I suppose he was thinking of the Tercios marching to war in the Low Countries. He obviously wasn’t thinking of the Roman legions.
And in WW I the Italian army did not fight smart, but it sure fought!
Bernard Cornwell liked to dis the Spanish army in the Napoleonic Wars, apparently that was a lot like the Germans disrespecting the Italians in WW II and leaving out how they stole all the Italians’ transport or just asked small formations with poor equipment to attack large, well-equipped formations.
That “Iron Hulls, Iron Hearts” book found an example where a Commonwealth unit got smacked around by Italians and pronounced that it was obviously Germans in Italian vehicles.
Roel Konijnendijk has written about how much the Spartan reputation as badasses seems to depend on Thermopylae, Thermopylae, Thermopylae. I hope he has time to turn his corporate social media musings into an evidence-based argument.
My father fought in The War. He thought the Germans better soldiers than the soldiers of the democracies. He attributed that partly to their training. It was the Germans who had been taught to improvise and take initiatives locally whereas the allies, particularly the Americans, had been taught just to obey orders.
He had no views on Soviet soldiers, having had no experience of them.
Yeah, there is a lot of pushback today against Wehrmacht fanboys, but I don’t think anyone who ever fought the imperial German army wanted to do it again.
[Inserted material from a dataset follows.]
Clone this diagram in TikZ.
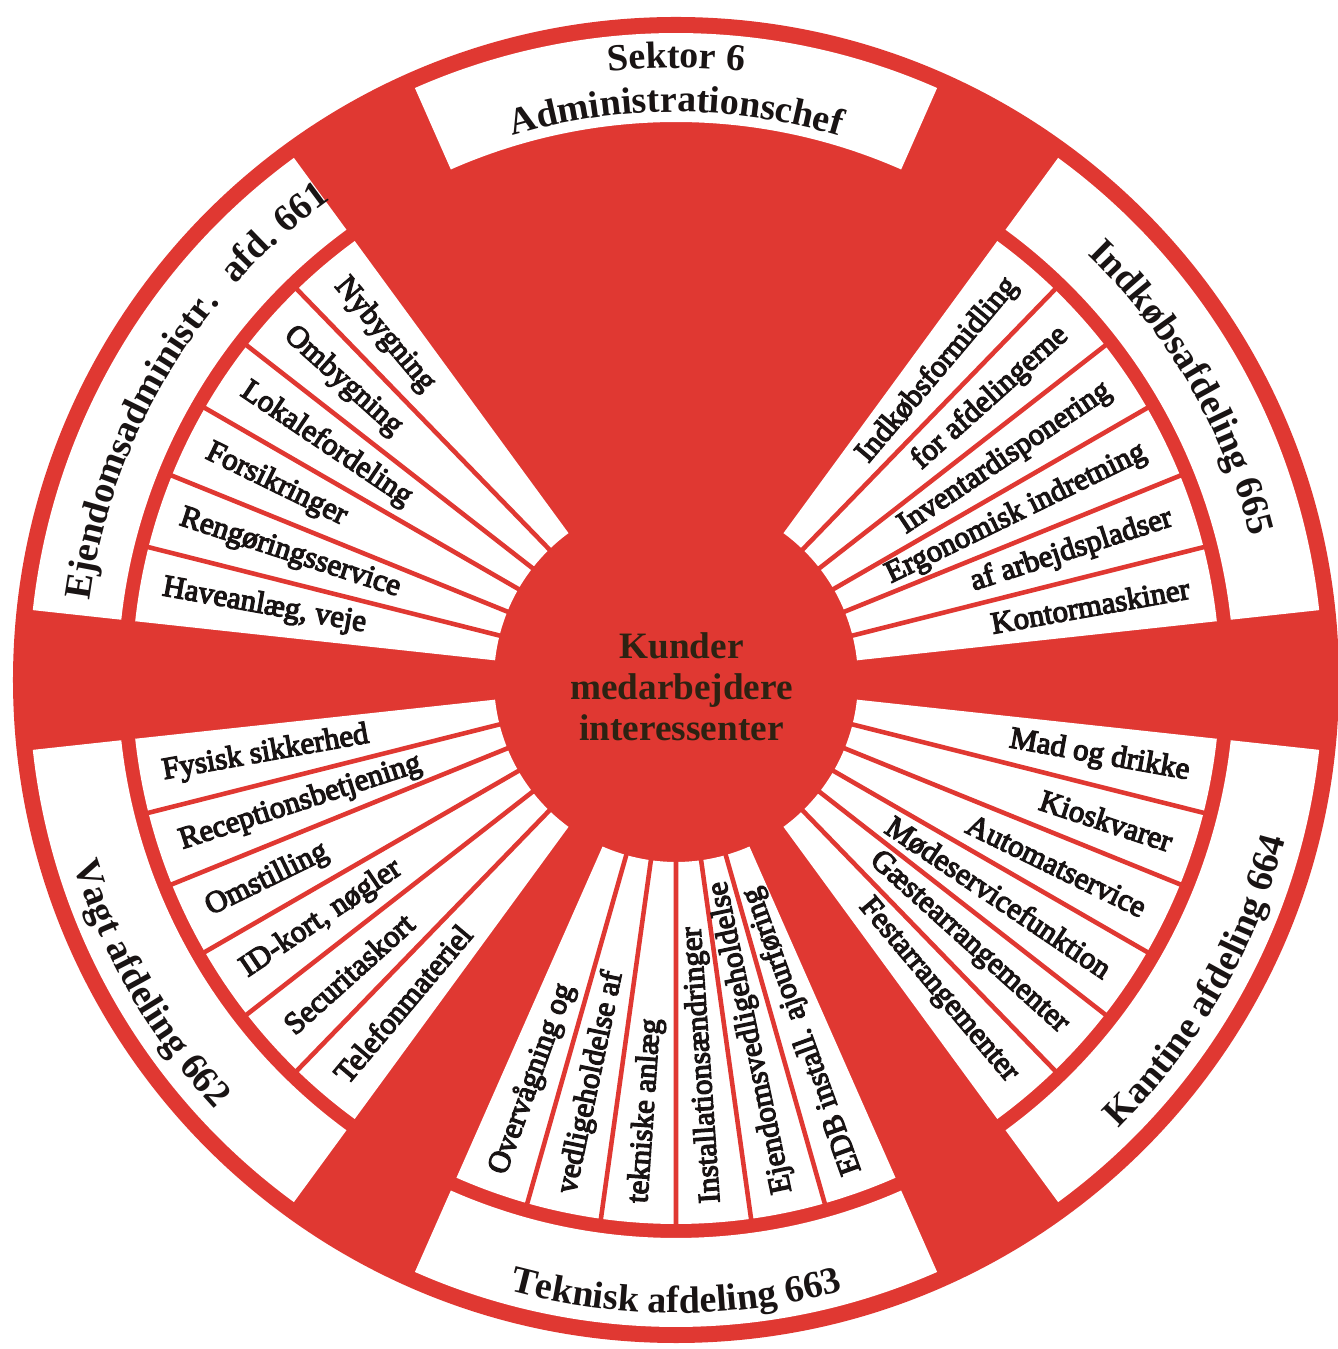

They were not ten-foot supermen driving BOLO units but they fought well.
Balck, from what I have read, seems to be very highly regarded during WW2. He seems to have been in the thick of a lot of major fighting, and a low enough level to see what was going on at ground level.
My suspicion is that he was somewhat restrained in his responses in that he didn’t want to insult his bureaucratic by telling them that they were “replacing” their (often) bureaucratic methods with the same bureaucratic mindset with a papering over of buzzwords. It is telling that the OODA theory proposed by Boyd became a business buzzword. That the Germans would tell them something like ‘actually we didn’t fight/think this was’ of course never slowed anyone up.
It does seem to be the case that strong cultural differences can make a strong difference in war fighting methods. Kenneth Polack in his Armies of Sand: The Past, Present, and Future of Arab Military Effectiveness discusses this with reference to Arabic armies, but also brings in the issue of Asian warfighting methods. He is the only western observer who notes that the Chinese, fighting at great technical disadvantages, seem to have punched way above their weight against the Americans in Korea. Something that could also be said of the Japanese in 1942.
Balck, not being a social scientist, may have somewhat the wrong reason for why certain groups fight better. It is not where they live, it is how there society is structured: particularly at the local/family level.
Although there is always the Kamil Galeev argument that Russians are very individualistic because they know that ‘the system’ will not look out for them so they have to fend for themselves (and they don’t trust most of the people around them, so they will not sacrifice much for them). He likes to use that stereotype alongside the stereotype of slavish Russians submitting to the state, I don’t remember if he tried to reconcile the two back when I read some of his posts.